SAO PAULO, April 20 (Reuters) – Shareholders in Sete Brasil Participações SA voted on Wednesday to allow the ailing rig lessor to seek bankruptcy protection after efforts to secure a long-term contract with state-controlled oil producer Petróleo Brasileiro SA failed.
Petrobras, as Sete Brasil’s sole client is known, confirmed the decision through a spokesperson. A source familiar with the decision told Reuters that partners holding more than 90 percent of Sete Brasil approved the plan, without detailing a timetable or a strategy to do so.
The approval of the creditor protection plan was possible after pension fund Petros, which has 18 percent of Sete Brasil, agreed to back the plan after opposing it for months, said the source, who requested anonymity to speak freely about the issue. Support from a minimum 85 percent of Sete Brasil’s 12 partners were necessary to pass the plan.

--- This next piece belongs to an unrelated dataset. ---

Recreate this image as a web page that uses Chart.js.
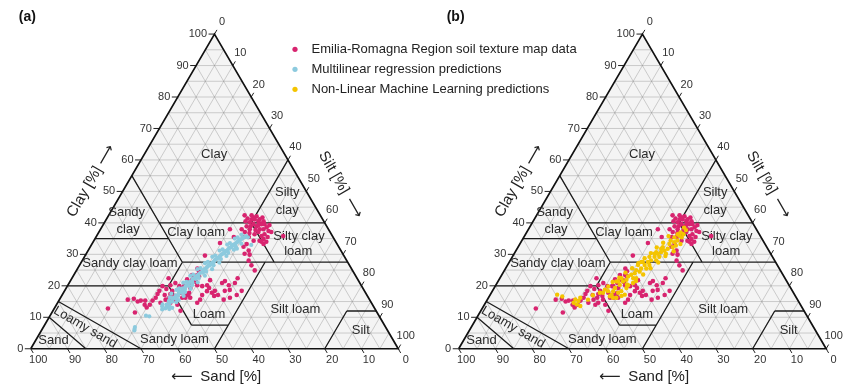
<!DOCTYPE html>
<html>
<head>
<meta charset="utf-8">
<script src="https://cdn.jsdelivr.net/npm/chart.js@4.4.1/dist/chart.umd.min.js"></script>
<style>
  body { margin: 0; background: #fff; }
  #box { position: relative; width: 847px; height: 389px; }
</style>
</head>
<body>
<div id="box"><canvas id="soil"></canvas></div>
<script>
// tick labels on the three axes (%)
const tickValues = [0, 10, 20, 30, 40, 50, 60, 70, 80, 90, 100];

// USDA texture class names, one entry per printed line
const classLabels = ['Clay', 'Silty', 'clay', 'Sandy', 'clay', 'Clay loam', 'Silty clay', 'loam',
  'Sandy clay loam', 'Loam', 'Silt loam', 'Silt', 'Sandy loam', 'Sand', 'Loamy sand'];

// class boundaries, end points as [sand %, clay %] (silt = rest)
const classBoundaries = [
  [[45, 40], [0, 40]],
  [[20, 40], [0, 60]],
  [[45, 55], [45, 27.5]],
  [[65, 35], [45, 35]],
  [[45, 27.5], [0, 27.5]],
  [[20, 40], [20, 27.5]],
  [[45, 27.5], [52.5, 20]],
  [[80, 20], [52.5, 20]],
  [[52.5, 20], [52.5, 7.5]],
  [[52.5, 7.5], [42.5, 7.5]],
  [[50, 0], [22.5, 27.5]],
  [[20, 0], [8, 12]],
  [[8, 12], [0, 12]],
  [[85, 15], [70, 0]],
  [[90, 10], [85, 0]]
];

// Emilia-Romagna soil texture map data, [sand %, clay %]
const observed = [
  [26.8,38.0],[27.0,35.5],[23.6,38.0],[23.2,37.1],[21.8,38.9],[20.3,40.2],[21.4,38.0],[19.3,41.1],[19.6,39.6],[18.5,41.1],
  [19.1,38.9],[17.8,40.5],[17.2,41.1],[17.4,39.6],[16.4,40.5],[16.6,39.6],[16.5,38.6],[16.6,37.4],[18.7,38.0],[19.5,37.1],
  [20.9,36.4],[19.3,35.8],[18.2,36.4],[19.2,34.9],[18.9,34.0],[20.6,34.3],[13.4,35.8],[22.9,35.5],[24.6,33.3],[25.9,32.4],
  [25.1,31.2],[18.5,41.7],[17.5,42.1],[18.7,42.4],[16.1,41.7],[20.3,41.4],[21.3,40.5],[20.7,38.9],[20.0,37.7],[15.4,39.3],
  [17.7,38.0],[16.0,37.1],[17.8,35.5],[20.6,42.4],[18.4,39.3],[22.1,36.8],[20.0,33.3],[20.2,34.0],[31.7,33.6],[37.8,29.6],
  [26.7,26.5],[26.6,24.9],[25.5,29.9],[22.2,34.3],[24.3,35.5],[41.9,24.6],[43.0,23.4],[44.4,21.8],[46.4,20.9],[48.0,19.9],
  [44.6,20.2],[43.4,19.9],[41.9,20.2],[41.8,19.3],[41.8,17.8],[41.7,16.8],[44.8,17.1],[46.1,15.6],[47.4,14.6],[40.7,18.4],
  [37.5,20.9],[36.4,21.5],[39.7,15.6],[38.0,18.4],[36.5,18.7],[34.0,20.9],[35.4,17.1],[33.4,18.4],[40.3,21.8],[48.0,17.8],
  [48.5,16.2],[32.5,22.4],[37.7,16.2],[40.5,17.1],[36.0,20.2],[72.6,12.8],[65.8,15.6],[64.0,15.9],[65.9,11.5],[62.4,15.3],
  [62.0,14.0],[61.9,13.1],[60.6,14.0],[59.2,15.3],[57.9,16.2],[55.8,18.4],[57.4,14.6],[55.0,17.1],[55.5,15.6],[55.8,14.0],
  [54.2,16.2],[53.3,17.4],[52.3,18.4],[52.5,16.8],[52.9,15.6],[54.7,14.6],[49.6,19.9],[50.4,17.8],[50.7,16.2],[53.1,14.0],
  [53.2,12.1],[48.3,19.9],[49.4,17.1],[46.9,19.3],[45.2,21.8],[44.4,21.2],[42.7,23.1],[54.2,19.9],[53.6,19.0],[48.6,17.1],
  [51.9,20.2],[51.3,22.4],[50.2,20.9],[46.4,22.1],[56.8,17.4],[63.4,15.0],[26.7,30.2],[26.7,28.0],[44.4,23.4],[61.2,15.3],
  [49.8,16.2],[42.9,18.3],[41.9,25.5]
];

// multilinear regression predictions, [sand %, clay %]
const mlrPredicted = [
  [58,12.5],[57.5,13.5],[57,12.8],[56.5,13.2],[56,14],[55.5,13.5],[55,14.5],[54.8,15.2],[54,15],[53.5,15.8],
  [53,16.2],[52.5,16],[52,17],[51.5,16.8],[51,17.5],[50.5,18.2],[50,17.8],[49.5,18.5],[49,19.2],[48.5,19],
  [48,19.8],[47.5,20.2],[47,20],[46.5,21],[46,21.3],[45.5,21],[45,22],[44.5,22.4],[44,22.2],[43.5,23],
  [43,23.3],[42.5,23.6],[42,24],[41.5,24.3],[41,24.2],[40.5,25],[40,25.3],[39.5,25.6],[39,26],[38.5,26.4],
  [38,26.5],[37.5,27],[37,27.3],[36.5,27.5],[36,28],[35.5,28.4],[35,28.6],[34.5,29],[34,29.2],[33.5,29.7],
  [33,30],[32.5,30.3],[32,30.6],[31.5,31],[31,31.2],[30.5,31.6],[30,32],[29.5,32.2],[29,32.6],[28.5,33],
  [28,33.2],[27.5,33.5],[27,33.8],[26.5,34.2],[26,34.4],[25.5,34.7],[25,35],[24.5,35.3],[24,35.5],[23.5,35.8],
  [55,13],[52,15.5],[49,18],[46,20.2],[43,22.5],[40,24.5],[37,26.5],[34,28.5],[31,30.5],[28,32.5],
  [53,17.5],[50,19.2],[47,21.3],[44,23.6],[41,25.6],[38,27.6],[35,29.6],[32,31.6],[29,33.6],[26,35.4],
  [23.2,35.4],[23.5,33],[28,31.8],[57.1,14.1],[63.4,10.5],[62.6,10.3],[68.6,6.3],[68.9,5.8],[68.2,6.9],
  [54,16.3],[51,18.7],[48,21],[45,23.2],[42,25.3],[39,27.2],[36,29.2],[33,31.2],[30,33.1],[27,35],[24.5,36.3],
  [56,12.6],[53,14.8],[50,16.8],[47,19],[44,21.1],[41,23.2],[38,25.3],[35,27.4],[32,29.5],[29,31.5],[26,33.4]
];

// non-linear machine learning predictions, [sand %, clay %]
const mlPredicted = [
  [19.3,37.7],[20.6,36.4],[21.6,35.4],[22.0,35.9],[23.3,34.4],[24.4,33.9],[24.5,32.8],[25.6,32.3],[26.0,33.3],[27.2,31.8],
  [28.4,31.2],[28.5,30.2],[29.6,30.7],[30.7,30.2],[30.8,29.2],[32.1,29.2],[32.2,28.1],[33.6,28.1],[34.7,27.6],[34.8,26.6],
  [36.1,26.6],[36.2,25.5],[37.6,25.5],[38.5,24.5],[39.2,25.0],[40.1,24.0],[41.3,23.5],[41.3,22.4],[42.4,23.0],[43.4,21.9],
  [44.6,21.4],[44.5,22.4],[45.9,21.4],[37.9,26.6],[36.1,27.6],[33.5,29.2],[31.6,30.2],[28.3,32.3],[25.1,34.4],[23.6,35.4],
  [21.1,37.0],[19.4,38.5],[64.6,17.2],[60.4,15.7],[60.8,14.1],[59.8,15.2],[61.4,14.6],[58.8,16.2],[60.1,13.6],[51.8,17.8],
  [50.8,18.8],[49.4,19.8],[49.8,17.2],[48.8,18.3],[47.8,19.3],[47.7,17.8],[46.0,20.3],[46.6,18.3],[46.2,17.2],[50.5,16.7],
  [46.4,21.4],[50.2,18.3],[49.9,16.2],[52.7,17.8],[44.7,19.3],[36.5,27.6],[30.9,30.7],[29.0,31.8],[22.2,36.4],[49.0,16.2],
  [47.3,16.8],[43.8,20.2],[42.1,20.9],[40.5,22.4],
  [25,35.8],[27.5,33.7],[30,32.2],[32.5,30.4],[35,28.8],[37.5,27.2],[40,25.6],[42.5,24.2],[45,22.6],[47.5,21.2],
  [23,33.3],[26,31.0],[29,29.5],[32,27.4],[35,25.6],[38,23.6],[41,21.5],[44,20.4],[57,15.6],[55,17],[63.5,16.6]
];

const legendLabels = ['Emilia-Romagna Region soil texture map data', 'Multilinear regression predictions',
  'Non-Linear Machine Learning predictions'];
const colors = ['#d8246f', '#8ccade', '#f4c400'];

// layout: label anchors inside the triangle (side = 100 units)
const labelPos = [[49.9,53.6],[69.8,42.9],[69.8,38.0],[26.1,37.5],[26.5,32.9],[45.0,32.1],[73.0,31.0],[72.8,26.7],
  [27.0,23.5],[48.5,9.4],[72.0,10.8],[89.8,5.1],[39.1,2.7],[6.2,2.2],[14.8,5.9]];

const H = Math.sqrt(3) / 2;
const PX = 3.71;                       // pixels per unit
const origins = [27 / PX, 459 / PX];   // bottom-left corner of each triangle
const FONT = '"Liberation Sans", Arial, sans-serif';

function cart(sand, clay, ox) {
  const silt = 100 - sand - clay;
  return { x: ox + silt + clay / 2, y: clay * H };
}

function withGaps(segs) {
  const out = [];
  segs.forEach(([p, q]) => out.push(p, q, { x: q.x, y: null }));
  return out;
}

const gridSegs = [], boundSegs = [], tickSegs = [], frameData = [];
origins.forEach(ox => {
  for (let k = 5; k < 100; k += 5) {
    gridSegs.push([cart(100 - k, k, ox), cart(0, k, ox)]);
    gridSegs.push([cart(k, 100 - k, ox), cart(k, 0, ox)]);
    gridSegs.push([cart(100 - k, 0, ox), cart(0, 100 - k, ox)]);
  }
  classBoundaries.forEach(([a, b]) => boundSegs.push([cart(a[0], a[1], ox), cart(b[0], b[1], ox)]));
  tickValues.forEach(k => {
    const c = cart(100 - k, k, ox);
    tickSegs.push([c, { x: c.x - 6 / PX, y: c.y }]);
    const t = cart(0, 100 - k, ox);
    tickSegs.push([t, { x: t.x + 2.5 / PX, y: t.y + 4.3 / PX }]);
    const s = cart(k, 0, ox);
    tickSegs.push([s, { x: s.x + 2.5 / PX, y: s.y - 4.3 / PX }]);
  });
  frameData.push(cart(100, 0, ox), cart(0, 0, ox), cart(0, 100, ox), cart(100, 0, ox), { x: ox, y: null });
});

function lineSet(data, color, width, order) {
  return { data, showLine: true, borderColor: color, borderWidth: width, pointRadius: 0,
    fill: false, tension: 0, order, borderJoinStyle: 'miter' };
}

function pointSet(list, ox, color, radius, order) {
  return { data: list.map(p => cart(p[0], p[1], ox)), backgroundColor: color, borderWidth: 0,
    pointRadius: radius, order };
}

function text(ctx, str, px, py, opts) {
  ctx.save();
  ctx.translate(px, py);
  if (opts.rot) ctx.rotate(opts.rot * Math.PI / 180);
  ctx.font = opts.font;
  ctx.fillStyle = opts.color || '#222';
  ctx.textAlign = opts.align || 'center';
  ctx.textBaseline = 'middle';
  ctx.fillText(str, 0, 0);
  ctx.restore();
}

const ternaryText = {
  id: 'ternaryText',
  beforeDatasetsDraw(chart) {
    const { ctx, scales: { x, y } } = chart;
    ctx.save();
    ctx.fillStyle = '#f4f4f4';
    origins.forEach(ox => {
      ctx.beginPath();
      [cart(100, 0, ox), cart(0, 0, ox), cart(0, 100, ox)].forEach((p, i) => {
        const px = x.getPixelForValue(p.x), py = y.getPixelForValue(p.y);
        if (i) ctx.lineTo(px, py); else ctx.moveTo(px, py);
      });
      ctx.closePath();
      ctx.fill();
    });
    ctx.restore();
  },
  afterDatasetDraw(chart, args) {
    if (!chart.data.datasets[args.index].labelsAfter) return;
    const { ctx, scales: { x, y } } = chart;
    origins.forEach(ox => {
      // class names
      classLabels.forEach((name, i) => {
        const [dx, dy] = labelPos[i];
        text(ctx, name, x.getPixelForValue(ox + dx), y.getPixelForValue(dy),
          { font: '13px ' + FONT, color: '#2a2a2a', rot: name === 'Loamy sand' ? 30 : 0 });
      });
      // tick labels
      const tf = { font: '11px ' + FONT, color: '#333' };
      tickValues.forEach(k => {
        const c = cart(100 - k, k, ox);
        text(ctx, String(k), x.getPixelForValue(c.x) - 7.5, y.getPixelForValue(c.y), Object.assign({ align: 'right' }, tf));
        const t = cart(0, 100 - k, ox);
        text(ctx, String(k), x.getPixelForValue(t.x) + 7.5, y.getPixelForValue(t.y) - 12.5, tf);
        const s = cart(k, 0, ox);
        text(ctx, String(k), x.getPixelForValue(s.x) + 7.5, y.getPixelForValue(s.y) + 11.5, tf);
      });
      // axis titles
      const x0 = x.getPixelForValue(ox), y0 = y.getPixelForValue(0);
      const af = { font: '15px ' + FONT, color: '#222' };
      const arrowFont = '15px "DejaVu Sans", sans-serif';
      text(ctx, 'Clay [%]', x0 + 54, y0 - 157, Object.assign({ rot: -60 }, af));
      text(ctx, '\u27F6', x0 + 75.5, y0 - 193.5, { font: arrowFont, rot: -60 });
      text(ctx, 'Silt [%]', x0 + 303, y0 - 176, Object.assign({ rot: 60 }, af));
      text(ctx, '\u27F6', x0 + 323, y0 - 141, { font: arrowFont, rot: 60 });
      text(ctx, '\u27F5', x0 + 151, y0 + 28, { font: arrowFont });
      text(ctx, 'Sand [%]', x0 + 200, y0 + 28, af);
    });
  },
  afterDraw(chart) {
    const { ctx, scales: { x, y } } = chart;
    ['(a)', '(b)'].forEach((s, i) => {
      text(ctx, s, x.getPixelForValue(origins[i]) - 12, y.getPixelForValue(0) - 332,
        { font: 'bold 14px ' + FONT, color: '#111', align: 'left' });
    });
    legendLabels.forEach((lab, i) => {
      const ly = 49.3 + i * 20;
      ctx.save();
      ctx.fillStyle = colors[i];
      ctx.beginPath();
      ctx.arc(295, ly, 2.6, 0, Math.PI * 2);
      ctx.fill();
      ctx.restore();
      text(ctx, lab, 311.5, ly, { font: '13px ' + FONT, color: '#222', align: 'left' });
    });
  }
};

new Chart(document.getElementById('soil'), {
  type: 'scatter',
  data: {
    datasets: [
      lineSet(withGaps(gridSegs), 'rgba(135,135,135,0.55)', 0.7, 6),
      lineSet(withGaps(boundSegs), '#1c1c1c', 1.3, 5),
      lineSet(withGaps(tickSegs), '#222', 1, 4),
      Object.assign(lineSet(frameData, '#111', 1.7, 3), { labelsAfter: true }),
      pointSet(observed, origins[0], colors[0], 2.3, 2),
      pointSet(mlrPredicted, origins[0], colors[1], 2.1, 1),
      pointSet(observed, origins[1], colors[0], 2.3, 2),
      pointSet(mlPredicted, origins[1], colors[2], 2.2, 1)
    ]
  },
  options: {
    responsive: true,
    maintainAspectRatio: false,
    animation: false,
    events: [],
    layout: { padding: 0 },
    plugins: { legend: { display: false }, tooltip: { enabled: false } },
    scales: {
      x: { type: 'linear', display: false, min: 0, max: 847 / PX },
      y: { type: 'linear', display: false, min: -(389 - 352) / PX, max: 352 / PX }
    }
  },
  plugins: [ternaryText]
});
</script>
</body>
</html>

The fate of Sete Brasil, which was created in 2008 to manage the world’s biggest deepwater drilling fleet, hinged on Petrobras’ willingness to sign a long-term rent contract. Sete Brasil’s pursuit of an in-court reorganization could force Petrobras to compensate shareholders, creditors and suppliers of the rig lessor for refusing to sign the contract, lawyers have said.
A collapse of Sete Brasil would be devastating not only for the investors that backed the project, but for dozens of shipbuilders supplying the company. More than 800,000 local shipbuilding jobs could be lost, triggering 40 billion reais ($11.3 billion) in losses, industry estimates show.
The ballot gives management of Rio de Janeiro-based Sete Brasil power to decide when and where to file for court protection, which shareholders in the rig lessor saw as the only way to press Petrobras into signing a favorable contract. Sete Brasil declined to comment.
Petrobras Chief Executive Officer Aldemir Bendine and officials at the company’s exploration and production division remain at loggerheads over the contract, with the latter seeking a collapse of the rig leaser, the source added.